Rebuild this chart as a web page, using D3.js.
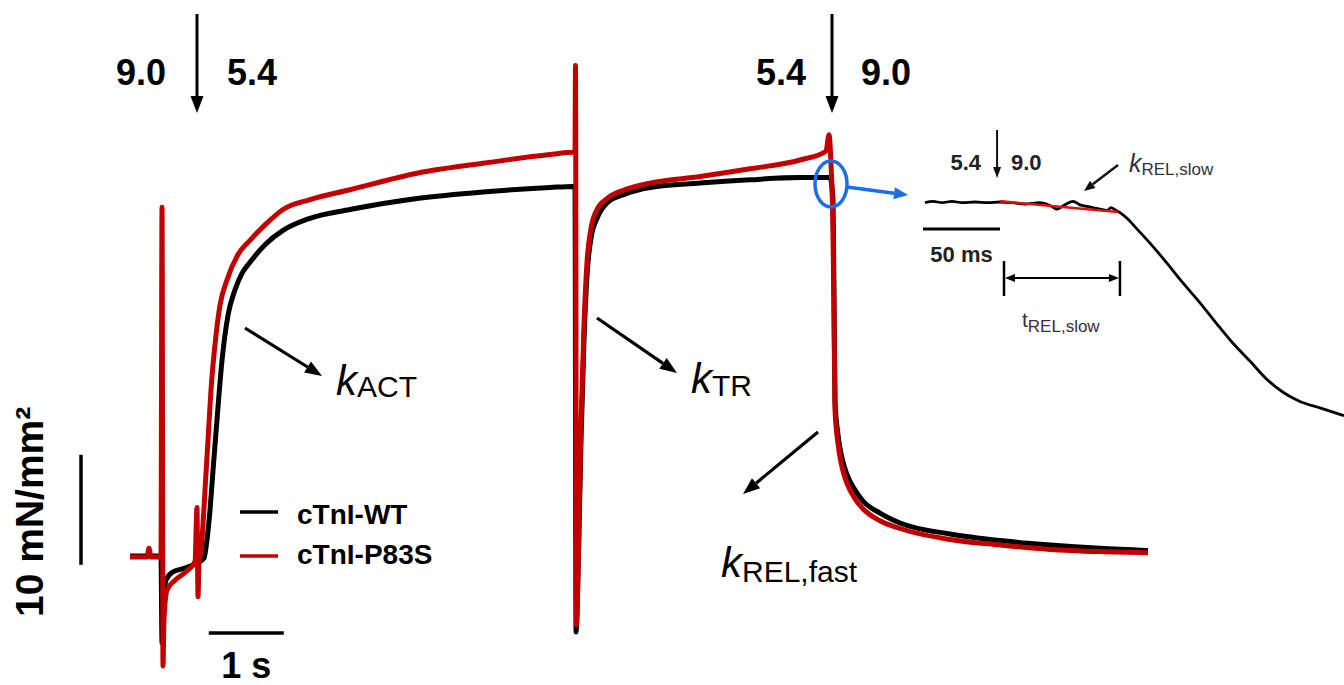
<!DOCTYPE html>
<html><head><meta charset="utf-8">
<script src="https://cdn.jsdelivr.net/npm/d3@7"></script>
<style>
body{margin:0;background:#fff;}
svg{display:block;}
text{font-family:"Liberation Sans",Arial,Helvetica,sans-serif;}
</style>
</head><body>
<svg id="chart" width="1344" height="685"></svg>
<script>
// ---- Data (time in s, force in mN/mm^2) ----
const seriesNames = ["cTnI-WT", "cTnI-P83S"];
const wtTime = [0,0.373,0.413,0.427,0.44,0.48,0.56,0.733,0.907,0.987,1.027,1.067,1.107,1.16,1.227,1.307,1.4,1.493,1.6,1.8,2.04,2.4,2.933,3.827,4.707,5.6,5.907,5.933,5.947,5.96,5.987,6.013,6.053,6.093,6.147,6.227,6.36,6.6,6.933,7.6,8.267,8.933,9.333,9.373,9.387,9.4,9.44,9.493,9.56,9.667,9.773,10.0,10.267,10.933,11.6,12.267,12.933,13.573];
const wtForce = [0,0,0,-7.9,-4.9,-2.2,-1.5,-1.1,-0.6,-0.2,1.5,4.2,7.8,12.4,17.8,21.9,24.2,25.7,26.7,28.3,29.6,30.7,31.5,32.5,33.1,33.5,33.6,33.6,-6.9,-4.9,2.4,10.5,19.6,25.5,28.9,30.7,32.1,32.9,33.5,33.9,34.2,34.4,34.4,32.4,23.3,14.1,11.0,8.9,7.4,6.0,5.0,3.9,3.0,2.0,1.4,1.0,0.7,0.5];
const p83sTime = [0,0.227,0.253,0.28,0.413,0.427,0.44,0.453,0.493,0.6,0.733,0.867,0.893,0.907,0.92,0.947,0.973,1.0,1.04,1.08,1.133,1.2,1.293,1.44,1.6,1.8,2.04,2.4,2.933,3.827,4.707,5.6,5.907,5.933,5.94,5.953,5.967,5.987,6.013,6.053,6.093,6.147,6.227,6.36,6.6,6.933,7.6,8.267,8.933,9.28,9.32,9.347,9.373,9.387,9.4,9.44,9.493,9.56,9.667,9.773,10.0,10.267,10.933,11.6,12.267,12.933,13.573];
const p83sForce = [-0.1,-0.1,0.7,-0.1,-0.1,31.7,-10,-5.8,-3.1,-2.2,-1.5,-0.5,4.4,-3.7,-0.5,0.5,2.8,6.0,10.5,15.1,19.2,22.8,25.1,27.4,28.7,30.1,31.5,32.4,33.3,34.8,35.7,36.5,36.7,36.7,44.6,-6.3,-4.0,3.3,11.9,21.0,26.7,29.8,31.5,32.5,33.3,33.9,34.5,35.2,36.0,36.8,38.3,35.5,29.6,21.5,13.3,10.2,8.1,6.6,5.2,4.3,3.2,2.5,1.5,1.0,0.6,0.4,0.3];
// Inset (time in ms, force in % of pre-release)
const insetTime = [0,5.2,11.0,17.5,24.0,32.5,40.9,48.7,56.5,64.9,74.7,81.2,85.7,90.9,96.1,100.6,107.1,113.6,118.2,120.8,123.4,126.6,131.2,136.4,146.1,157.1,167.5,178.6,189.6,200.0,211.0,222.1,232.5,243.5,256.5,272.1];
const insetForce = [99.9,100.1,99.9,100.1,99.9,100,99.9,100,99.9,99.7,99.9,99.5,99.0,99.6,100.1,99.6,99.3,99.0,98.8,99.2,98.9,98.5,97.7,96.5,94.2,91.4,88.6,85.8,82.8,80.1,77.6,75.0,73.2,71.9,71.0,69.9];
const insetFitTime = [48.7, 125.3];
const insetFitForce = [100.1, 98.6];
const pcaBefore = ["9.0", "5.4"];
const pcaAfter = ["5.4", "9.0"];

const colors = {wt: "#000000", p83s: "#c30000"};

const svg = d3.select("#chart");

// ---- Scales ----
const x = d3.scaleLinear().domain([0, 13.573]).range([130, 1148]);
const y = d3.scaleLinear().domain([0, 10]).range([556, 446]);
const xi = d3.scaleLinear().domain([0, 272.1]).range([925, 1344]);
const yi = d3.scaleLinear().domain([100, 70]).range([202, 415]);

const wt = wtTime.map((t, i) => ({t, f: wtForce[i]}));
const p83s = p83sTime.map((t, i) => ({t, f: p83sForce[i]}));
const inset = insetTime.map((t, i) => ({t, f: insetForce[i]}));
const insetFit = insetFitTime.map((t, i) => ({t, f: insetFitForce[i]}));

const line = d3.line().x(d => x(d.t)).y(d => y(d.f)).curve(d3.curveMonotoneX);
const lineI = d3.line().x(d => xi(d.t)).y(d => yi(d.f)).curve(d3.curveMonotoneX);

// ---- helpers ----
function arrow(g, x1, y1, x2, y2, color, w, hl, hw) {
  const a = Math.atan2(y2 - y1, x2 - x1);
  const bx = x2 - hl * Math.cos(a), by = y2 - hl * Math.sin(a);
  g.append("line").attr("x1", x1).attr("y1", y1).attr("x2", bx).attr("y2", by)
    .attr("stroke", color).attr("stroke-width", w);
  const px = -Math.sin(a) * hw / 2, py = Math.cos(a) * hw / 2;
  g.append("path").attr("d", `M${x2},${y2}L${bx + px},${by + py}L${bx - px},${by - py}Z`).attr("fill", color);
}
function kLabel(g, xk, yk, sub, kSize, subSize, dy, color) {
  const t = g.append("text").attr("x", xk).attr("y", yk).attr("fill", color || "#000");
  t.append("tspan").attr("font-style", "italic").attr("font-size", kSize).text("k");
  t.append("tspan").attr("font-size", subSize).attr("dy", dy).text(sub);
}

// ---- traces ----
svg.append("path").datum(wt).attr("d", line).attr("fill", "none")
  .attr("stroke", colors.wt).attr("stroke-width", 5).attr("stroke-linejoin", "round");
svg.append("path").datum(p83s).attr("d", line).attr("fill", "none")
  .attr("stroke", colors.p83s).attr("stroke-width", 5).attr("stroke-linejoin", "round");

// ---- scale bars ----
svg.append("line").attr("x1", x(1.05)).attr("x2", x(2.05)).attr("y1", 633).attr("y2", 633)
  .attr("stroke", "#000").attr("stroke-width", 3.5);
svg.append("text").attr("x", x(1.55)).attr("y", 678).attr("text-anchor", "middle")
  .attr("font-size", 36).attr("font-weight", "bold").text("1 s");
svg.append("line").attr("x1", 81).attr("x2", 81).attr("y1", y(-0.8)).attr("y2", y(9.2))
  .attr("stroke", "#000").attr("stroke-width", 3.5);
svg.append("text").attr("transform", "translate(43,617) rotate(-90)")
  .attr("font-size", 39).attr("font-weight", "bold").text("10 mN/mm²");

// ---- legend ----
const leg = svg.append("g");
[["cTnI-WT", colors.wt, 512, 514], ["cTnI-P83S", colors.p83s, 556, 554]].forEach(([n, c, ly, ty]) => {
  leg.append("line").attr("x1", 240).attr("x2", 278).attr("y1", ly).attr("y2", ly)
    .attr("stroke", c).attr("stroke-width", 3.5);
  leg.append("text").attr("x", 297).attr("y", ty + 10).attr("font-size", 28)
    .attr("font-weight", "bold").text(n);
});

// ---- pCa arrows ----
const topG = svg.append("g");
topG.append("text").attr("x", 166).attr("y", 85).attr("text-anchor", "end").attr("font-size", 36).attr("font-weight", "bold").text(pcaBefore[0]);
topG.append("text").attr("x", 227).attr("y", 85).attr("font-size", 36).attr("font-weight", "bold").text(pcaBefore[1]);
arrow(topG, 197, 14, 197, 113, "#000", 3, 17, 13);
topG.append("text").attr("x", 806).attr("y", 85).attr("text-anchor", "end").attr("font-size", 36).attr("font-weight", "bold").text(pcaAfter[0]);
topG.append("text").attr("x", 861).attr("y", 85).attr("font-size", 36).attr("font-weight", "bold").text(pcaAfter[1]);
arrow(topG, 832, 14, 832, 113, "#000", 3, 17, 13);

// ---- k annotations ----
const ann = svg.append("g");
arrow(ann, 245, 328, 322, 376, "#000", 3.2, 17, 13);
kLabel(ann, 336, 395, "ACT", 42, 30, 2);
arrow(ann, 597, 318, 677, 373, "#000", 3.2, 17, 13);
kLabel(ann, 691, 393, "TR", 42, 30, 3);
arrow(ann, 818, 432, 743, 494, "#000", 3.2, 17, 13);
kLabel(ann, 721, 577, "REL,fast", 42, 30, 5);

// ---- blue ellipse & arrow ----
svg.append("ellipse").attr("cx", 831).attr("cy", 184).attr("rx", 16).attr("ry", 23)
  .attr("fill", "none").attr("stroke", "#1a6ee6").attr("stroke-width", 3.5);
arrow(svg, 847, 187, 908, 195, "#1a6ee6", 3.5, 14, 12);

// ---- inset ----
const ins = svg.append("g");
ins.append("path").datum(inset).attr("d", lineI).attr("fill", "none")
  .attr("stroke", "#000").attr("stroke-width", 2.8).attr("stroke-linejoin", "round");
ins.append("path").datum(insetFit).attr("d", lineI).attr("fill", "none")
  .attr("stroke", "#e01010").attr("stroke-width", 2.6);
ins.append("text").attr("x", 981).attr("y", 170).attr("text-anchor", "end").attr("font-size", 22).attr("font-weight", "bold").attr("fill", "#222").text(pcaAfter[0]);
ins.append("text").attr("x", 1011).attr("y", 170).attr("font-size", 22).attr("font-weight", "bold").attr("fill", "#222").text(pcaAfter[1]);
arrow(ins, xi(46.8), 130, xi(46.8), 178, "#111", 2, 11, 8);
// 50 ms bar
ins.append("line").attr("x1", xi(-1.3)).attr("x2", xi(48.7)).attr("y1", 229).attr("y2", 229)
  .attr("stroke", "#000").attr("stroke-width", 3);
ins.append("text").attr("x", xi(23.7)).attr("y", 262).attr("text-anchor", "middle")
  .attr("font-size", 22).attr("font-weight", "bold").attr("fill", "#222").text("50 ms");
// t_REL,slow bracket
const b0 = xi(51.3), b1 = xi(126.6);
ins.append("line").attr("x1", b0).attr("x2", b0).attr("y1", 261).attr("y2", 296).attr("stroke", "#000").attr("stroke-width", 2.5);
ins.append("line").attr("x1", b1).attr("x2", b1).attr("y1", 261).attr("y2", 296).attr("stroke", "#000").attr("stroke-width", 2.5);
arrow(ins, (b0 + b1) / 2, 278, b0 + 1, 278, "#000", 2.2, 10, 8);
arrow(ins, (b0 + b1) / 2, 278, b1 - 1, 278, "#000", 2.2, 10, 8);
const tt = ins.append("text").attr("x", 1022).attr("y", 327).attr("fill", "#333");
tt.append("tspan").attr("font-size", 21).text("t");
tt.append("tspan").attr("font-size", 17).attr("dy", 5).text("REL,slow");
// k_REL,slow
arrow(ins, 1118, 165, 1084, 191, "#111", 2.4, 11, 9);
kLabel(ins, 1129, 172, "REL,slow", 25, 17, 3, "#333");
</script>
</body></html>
____
• _Task brief_
Pick out and copy every line that contains the word "chart".

• _Exercise answer_
Rebuild this chart as a web page, using D3.js.
<svg id="chart" width="1344" height="685"></svg>
const svg = d3.select("#chart");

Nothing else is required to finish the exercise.